Measured with hey against two quickserver backends on localhost (Apple M1):
hey -n 500000 -c 200 http://localhost:3030/
| Metric | Result |
|---|---|
| Total requests | 500,000 |
| Errors | 0 |
| Throughput | ~17,855 req/s |
| p50 latency | 10.8 ms |
| p95 latency | 21.6 ms |
| p99 latency | 30.9 ms |
| Slowest | 77.3 ms |
The gap between the benchmark ceiling (~234k req/s) and the observed throughput (~18k req/s) is expected: in the live test, each request makes a real round-trip over the loopback interface to a backend, serialises a response body, and flows through the full HTTP/1.1 stack on both sides. The routing layer itself consumes roughly 4 µs per request; the remaining ~52 µs is backend + network time.

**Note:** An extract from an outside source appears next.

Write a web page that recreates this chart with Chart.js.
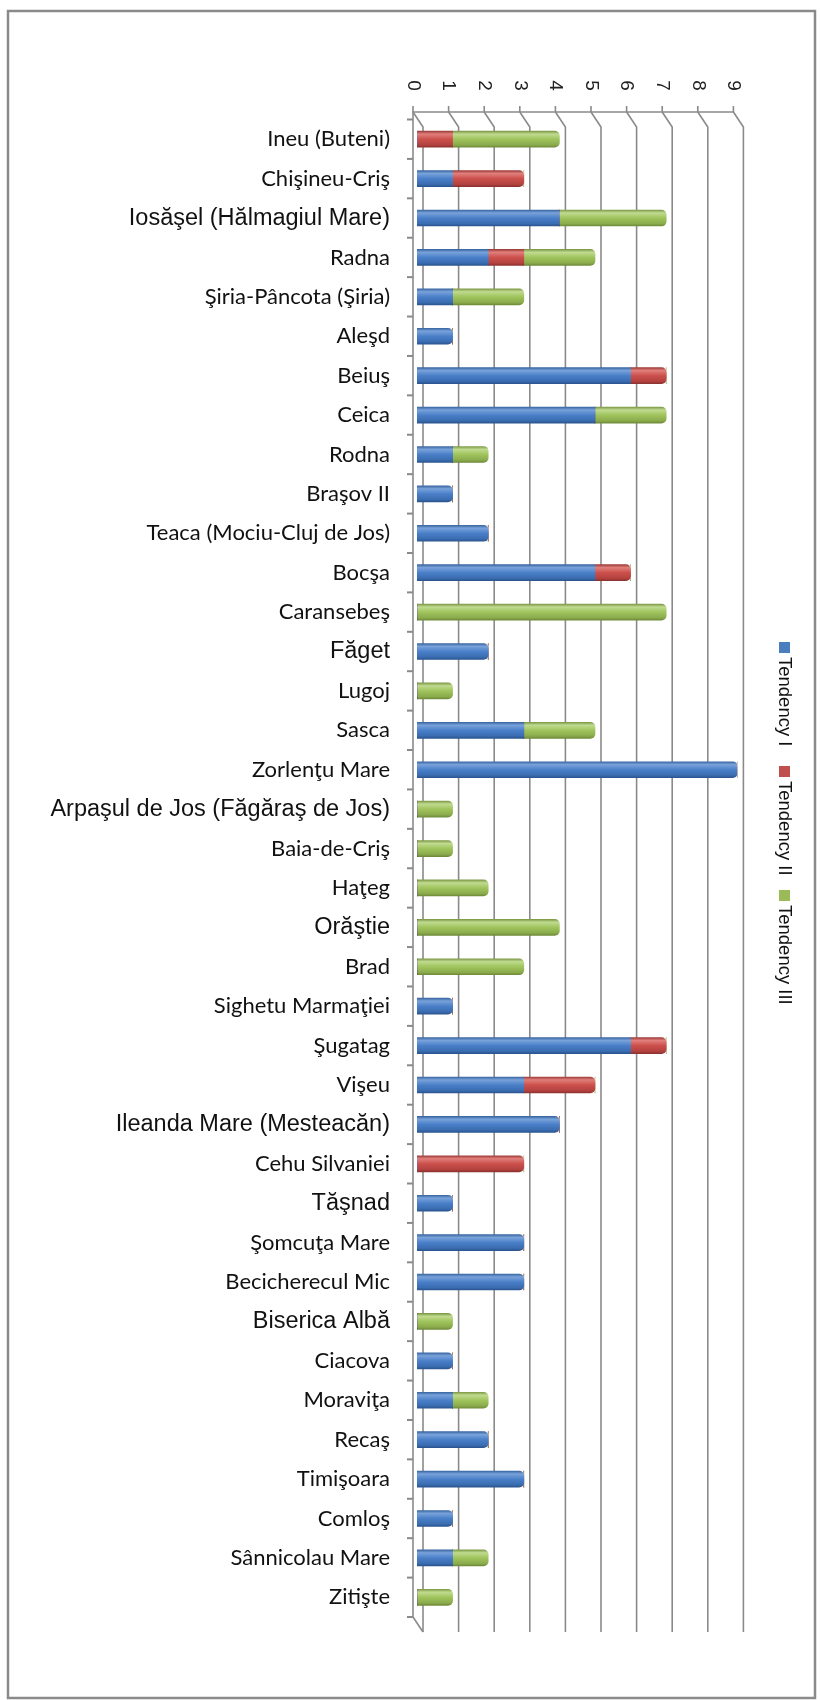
<!DOCTYPE html>
<html>
<head>
<meta charset="utf-8">
<script src="https://cdn.jsdelivr.net/npm/chart.js@4.4.1/dist/chart.umd.min.js"></script>
<style>
  html, body { margin: 0; padding: 0; background: #fff; }
  #wrap { width: 820px; height: 1700px; }
</style>
</head>
<body>
<div id="wrap"><canvas id="chart" width="820" height="1700"></canvas></div>
<script>
const categories = [
  'Ineu (Buteni)', 'Chişineu-Criş', 'Iosăşel (Hălmagiul Mare)', 'Radna', 'Şiria-Pâncota (Şiria)',
  'Aleşd', 'Beiuş', 'Ceica', 'Rodna', 'Braşov II', 'Teaca (Mociu-Cluj de Jos)', 'Bocşa',
  'Caransebeş', 'Făget', 'Lugoj', 'Sasca', 'Zorlenţu Mare', 'Arpaşul de Jos (Făgăraş de Jos)',
  'Baia-de-Criş', 'Haţeg', 'Orăştie', 'Brad', 'Sighetu Marmaţiei', 'Şugatag', 'Vişeu',
  'Ileanda Mare (Mesteacăn)', 'Cehu Silvaniei', 'Tăşnad', 'Şomcuţa Mare', 'Becicherecul Mic',
  'Biserica Albă', 'Ciacova', 'Moraviţa', 'Recaş', 'Timişoara', 'Comloş', 'Sânnicolau Mare', 'Zitişte'
];
const tendencyI   = [0, 1, 4, 2, 1, 1, 6, 5, 1, 1, 2, 5, 0, 2, 0, 3, 9, 0, 0, 0, 0, 0, 1, 6, 3, 4, 0, 1, 3, 3, 0, 1, 1, 2, 3, 1, 1, 0];
const tendencyII  = [1, 2, 0, 1, 0, 0, 1, 0, 0, 0, 0, 1, 0, 0, 0, 0, 0, 0, 0, 0, 0, 0, 0, 1, 2, 0, 3, 0, 0, 0, 0, 0, 0, 0, 0, 0, 0, 0];
const tendencyIII = [3, 0, 3, 2, 2, 0, 0, 2, 1, 0, 0, 0, 7, 0, 1, 2, 0, 1, 1, 2, 4, 3, 0, 0, 0, 0, 0, 0, 0, 0, 1, 0, 1, 0, 0, 0, 1, 1];
const seriesNames = ['Tendency I', 'Tendency II', 'Tendency III'];
const valueTicks = [0, 1, 2, 3, 4, 5, 6, 7, 8, 9];
// labels that were typed in Arial in the original sheet
const arialLabels = ['Iosăşel (Hălmagiul Mare)', 'Făget', 'Arpaşul de Jos (Făgăraş de Jos)', 'Orăştie',
  'Ileanda Mare (Mesteacăn)', 'Tăşnad', 'Biserica Albă'];

const ARIAL = '"Liberation Sans", Arial, sans-serif';
const CALIBRI = 'Lato, "Open Sans", sans-serif';
const GRID = '#8a8a8a';
const BAR_H = 16;

const palette = [
  { key: '#4a7ebf', stops: ['#3a67a3', '#79a2da', '#4a80c9', '#3a6cb0', '#2b5590'] },
  { key: '#c0504d', stops: ['#a03e3b', '#e07f7b', '#cc504c', '#b3423f', '#8e3230'] },
  { key: '#9bbb59', stops: ['#7f9b47', '#c0db90', '#a0c45d', '#8bab4c', '#6f8b3a'] }
];

function cylinder(p) {
  return (c) => {
    const chart = c.chart;
    if (!chart.chartArea || c.dataIndex === undefined) return p.key;
    const yc = chart.scales.y.getPixelForValue(c.dataIndex);
    const g = chart.ctx.createLinearGradient(0, yc - BAR_H / 2, 0, yc + BAR_H / 2);
    g.addColorStop(0, p.stops[0]);
    g.addColorStop(0.18, p.stops[1]);
    g.addColorStop(0.5, p.stops[2]);
    g.addColorStop(0.85, p.stops[3]);
    g.addColorStop(1, p.stops[4]);
    return g;
  };
}

// 3D-ish walls, axes, rotated tick numbers, frame and legend
const decor = {
  id: 'decor',
  beforeDraw(chart) {
    const c = chart.ctx;
    c.save();
    c.fillStyle = '#fff';
    c.fillRect(0, 0, chart.width, chart.height);
    c.strokeStyle = '#8a8a8a';
    c.lineWidth = 2.5;
    c.strokeRect(8, 11, chart.width - 13, chart.height - 13);
    c.restore();
  },
  beforeDatasetsDraw(chart) {
    const c = chart.ctx, x = chart.scales.x, y = chart.scales.y, a = chart.chartArea;
    const front = -4, back = 6, depth = 15;
    const axisY = a.top - 7.5, floorY = a.bottom + depth;
    c.save();
    c.strokeStyle = GRID;
    c.lineWidth = 1.6;
    valueTicks.forEach(v => {
      const px = x.getPixelForValue(v);
      c.beginPath();
      c.moveTo(px + front, axisY);
      c.lineTo(px + back, axisY + depth);
      c.lineTo(px + back, floorY);
      c.stroke();
      c.beginPath();
      c.moveTo(px + front, axisY - 6);
      c.lineTo(px + front, axisY);
      c.stroke();
    });
    const x0 = x.getPixelForValue(valueTicks[0]), x9 = x.getPixelForValue(valueTicks[valueTicks.length - 1]);
    c.beginPath();
    c.moveTo(x9 + front, axisY);
    c.lineTo(x0 + front, axisY);
    c.lineTo(x0 + front, a.bottom);
    c.lineTo(x0 + back, floorY);
    c.stroke();
    // category tick marks between rows
    c.lineWidth = 2;
    const step = y.getPixelForValue(1) - y.getPixelForValue(0);
    for (let i = 0; i <= categories.length; i++) {
      const yb = y.getPixelForValue(i) - step / 2;
      c.beginPath();
      c.moveTo(x0 + front - 6, yb);
      c.lineTo(x0 + front, yb);
      c.stroke();
    }
    c.restore();
  },
  afterDraw(chart) {
    const c = chart.ctx, x = chart.scales.x, a = chart.chartArea;
    c.save();
    c.fillStyle = '#222';
    c.font = '19px ' + ARIAL;
    c.textAlign = 'center';
    c.textBaseline = 'middle';
    valueTicks.forEach(v => {
      c.save();
      c.translate(x.getPixelForValue(v) - 4, a.top - 34);
      c.rotate(Math.PI / 2);
      c.fillText(String(v), 0, 0);
      c.restore();
    });
    // vertical legend, read from top to bottom
    const lx = 784;
    let ly = 642;
    c.textAlign = 'left';
    c.font = '18.5px ' + ARIAL;
    seriesNames.forEach((name, i) => {
      c.fillStyle = palette[i].key;
      c.fillRect(lx - 5, ly, 11, 11);
      c.save();
      c.translate(lx, ly + 15);
      c.rotate(Math.PI / 2);
      c.fillStyle = '#111';
      c.fillText(name, 0, 0);
      c.restore();
      ly += 124;
    });
    c.restore();
  }
};

const seriesData = [tendencyI, tendencyII, tendencyIII];

new Chart(document.getElementById('chart'), {
  type: 'bar',
  data: {
    labels: categories,
    datasets: seriesNames.map((name, i) => ({
      label: name,
      data: seriesData[i],
      backgroundColor: cylinder(palette[i]),
      borderWidth: 0,
      borderRadius: 5,
      barThickness: BAR_H
    }))
  },
  options: {
    indexAxis: 'y',
    responsive: false,
    animation: false,
    devicePixelRatio: 1,
    layout: { padding: { left: 0, right: 82.6, top: 119.5, bottom: 83 } },
    plugins: { legend: { display: false }, tooltip: { enabled: false } },
    scales: {
      x: { type: 'linear', stacked: true, min: 0, max: 9, display: false },
      y: {
        stacked: true,
        grid: { display: false, drawTicks: false },
        border: { display: false },
        afterFit(scale) { scale.width = 417; },
        ticks: {
          autoSkip: false,
          padding: 27,
          color: '#111',
          font: (c) => {
            const label = categories[c.index];
            return arialLabels.includes(label)
              ? { family: ARIAL, size: 23.5 }
              : { family: CALIBRI, size: 22 };
          }
        }
      }
    }
  },
  plugins: [decor]
});
</script>
</body>
</html>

The routing layer adds approximately 4 µs per request of overhead (strategy selection is a single atomic increment for round-robin, or an O(n) scan over backends for least-connections). Practical throughput is therefore limited by:
- Backend latency × concurrency — at 200 concurrent connections and 11 ms
average backend latency, Little's Law gives a ceiling of
200 / 0.011 ≈ 18,000 req/s, matching the observed result exactly. - Connection pool depth — each backend's
MaxIdleConnsPerHost: 300supports up to 300 concurrent in-flight requests before new connections must be opened. - File descriptors — at concurrency C with N backends, the LB holds
Cincoming FDs + up toCoutgoing FDs. Ensureulimit -n ≥ 2 × C + headroom.
To increase throughput: add backends (scales linearly) or increase -c on the
client side until backend CPU is saturated. The LB itself is not the bottleneck.